Skitter herself may be. 

~oOo~


One minor complaint: I find white print on a black background hard to read but couldn’t see how to change what I was looking at. Worm’s archive is huge, and it took a lot of eyestrain to get through it.

Worm begins as the story of a would-be hero out of her depth. Once the characters are established, the story begins to ascend through threat levels: a city-wide gang war, the occasional kaiju attack, a visit from wandering Joker-level superpowered psychopaths, and of course the ever-popular Impending End of the World. Insect control” may not seem sufficient in a world filled with homicidal godlike beings. One might expect Taylor to get squashed like a bug. 

Another way of looking at Taylor’s powerset is that she can control individuals comprising about half the animal biomass on Earth (although only those within range). Consider just spiders alone: there are usually a million or so per square kilometer. She is extremely good at multitasking, which means she can send her minions against enemies en masse or individually. She isn’t a coldblooded killer, so she doesn’t just dispatch billions of ants to eat the flesh off people’s bones, but she is extremely pragmatic, thus the whole that time Lung got bit on the man-bits by dozens of brown recluse spiders [1].”

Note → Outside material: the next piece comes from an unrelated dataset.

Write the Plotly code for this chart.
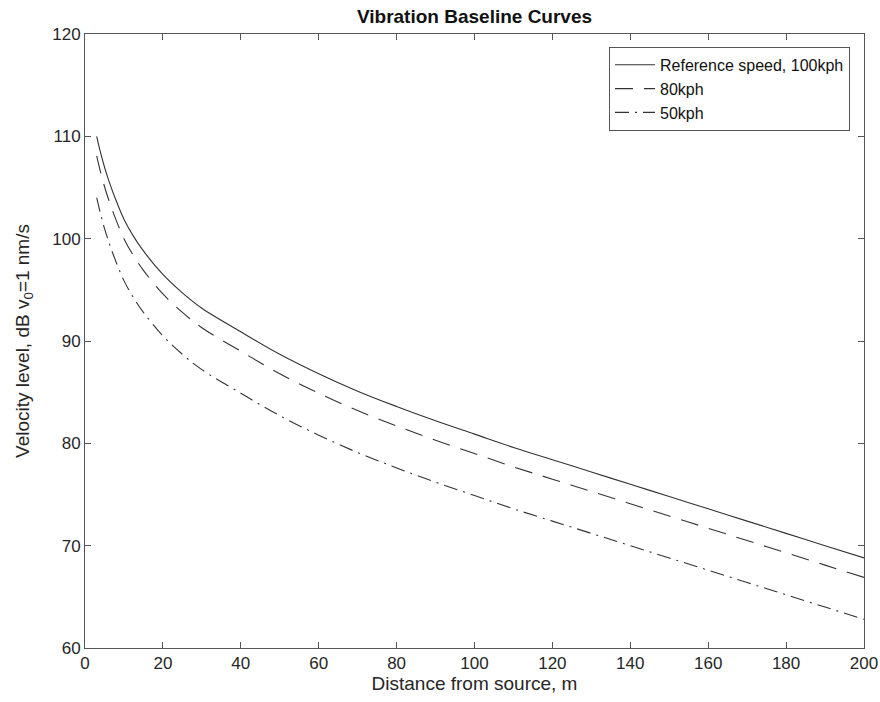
import plotly.graph_objects as go

# Distance from source (m)
distance_m = [3, 4, 5, 6, 7.5, 10, 12.5, 15, 20, 25, 30, 40, 50, 60, 70, 80,
              90, 100, 110, 120, 130, 140, 150, 160, 170, 180, 190, 200]

# Velocity level (dB re 1 nm/s) for each train speed
level_100kph = [110.0, 108.4, 107.0, 105.8, 104.2, 101.9, 100.2, 98.8, 96.5, 94.7,
                93.2, 90.9, 88.7, 86.8, 85.1, 83.6, 82.2, 80.9, 79.6, 78.4,
                77.2, 76.0, 74.8, 73.6, 72.4, 71.2, 70.0, 68.8]
level_80kph = [108.1, 106.5, 105.1, 103.9, 102.3, 100.0, 98.3, 96.9, 94.6, 92.8,
               91.3, 89.0, 86.8, 84.9, 83.2, 81.7, 80.3, 79.0, 77.7, 76.5,
               75.3, 74.1, 72.9, 71.7, 70.5, 69.3, 68.1, 66.9]
level_50kph = [104.0, 102.4, 101.0, 99.8, 98.2, 95.9, 94.2, 92.8, 90.5, 88.7,
               87.2, 84.9, 82.7, 80.8, 79.1, 77.6, 76.2, 74.9, 73.6, 72.4,
               71.2, 70.0, 68.8, 67.6, 66.4, 65.2, 64.0, 62.8]

series_names = ["Reference speed, 100kph", "80kph", "50kph"]
series_values = [level_100kph, level_80kph, level_50kph]
series_dash = ["solid", "18px,11px", "14px,6px,2px,6px"]

FONT = "Liberation Sans, Arial, Helvetica, sans-serif"
INK = "#262626"

fig = go.Figure()
for name, vals, dash in zip(series_names, series_values, series_dash):
    fig.add_trace(go.Scatter(
        x=distance_m, y=vals, name=name, mode="lines",
        line=dict(color="#333333", width=1.1, dash=dash, shape="spline", smoothing=1.0),
    ))

axis_common = dict(
    showline=True, linecolor="#555555", linewidth=1, mirror="ticks",
    ticks="inside", ticklen=6, tickcolor="#555555", tickwidth=1,
    showgrid=False, zeroline=False, automargin=False,
    tickfont=dict(family=FONT, size=17, color=INK),
)

fig.update_layout(
    width=880, height=702,
    margin=dict(l=85, r=16, t=34, b=54),
    paper_bgcolor="white", plot_bgcolor="white",
    font=dict(family=FONT, color=INK),
    title=dict(text="<b>Vibration Baseline Curves</b>", x=0.5, xref="paper",
               y=0.976, yref="container", yanchor="middle", xanchor="center",
               font=dict(family=FONT, size=19, color="#111111")),
    xaxis=dict(range=[0, 200], dtick=20,
               title=dict(text="Distance from source, m", standoff=3,
                          font=dict(family=FONT, size=19, color=INK)),
               **axis_common),
    yaxis=dict(range=[60, 120], dtick=10,
               title=dict(text="Velocity level, dB v<sub>0</sub>=1 nm/s", standoff=17,
                          font=dict(family=FONT, size=19, color=INK)),
               **axis_common),
    legend=dict(x=0.982, y=0.979, xanchor="right", yanchor="top",
                bgcolor="white", bordercolor="#555555", borderwidth=1,
                font=dict(family=FONT, size=16, color="#111111"),
                tracegroupgap=0, itemwidth=40),
    showlegend=True,
)

fig.write_html("out.html")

Yet Taylor is not just a collection of increasingly impressive powers; she’s a character that readers will … enjoy may be the wrong word, given the nature of her adventures… follow avidly. She is, to coin a phrase, sympathetically horrifying, just a kind-hearted teenager who through hard work and diligence becomes as terrifying a force of nature as any of the Big Bads she faces. But she meant well! And she does get a redemptive arc. 

As long as the reader has a considerable tolerance for grimth, from mundane high school bullying to a death rate that would be excessive for a battlefield, Wormis an engaging story. Be warned: the archive is huge, and while there are arcs, readers may find it hard to stop reading. 

Worm is available here.

1: Lung has a healing factor! Although not good enough, as it turned out.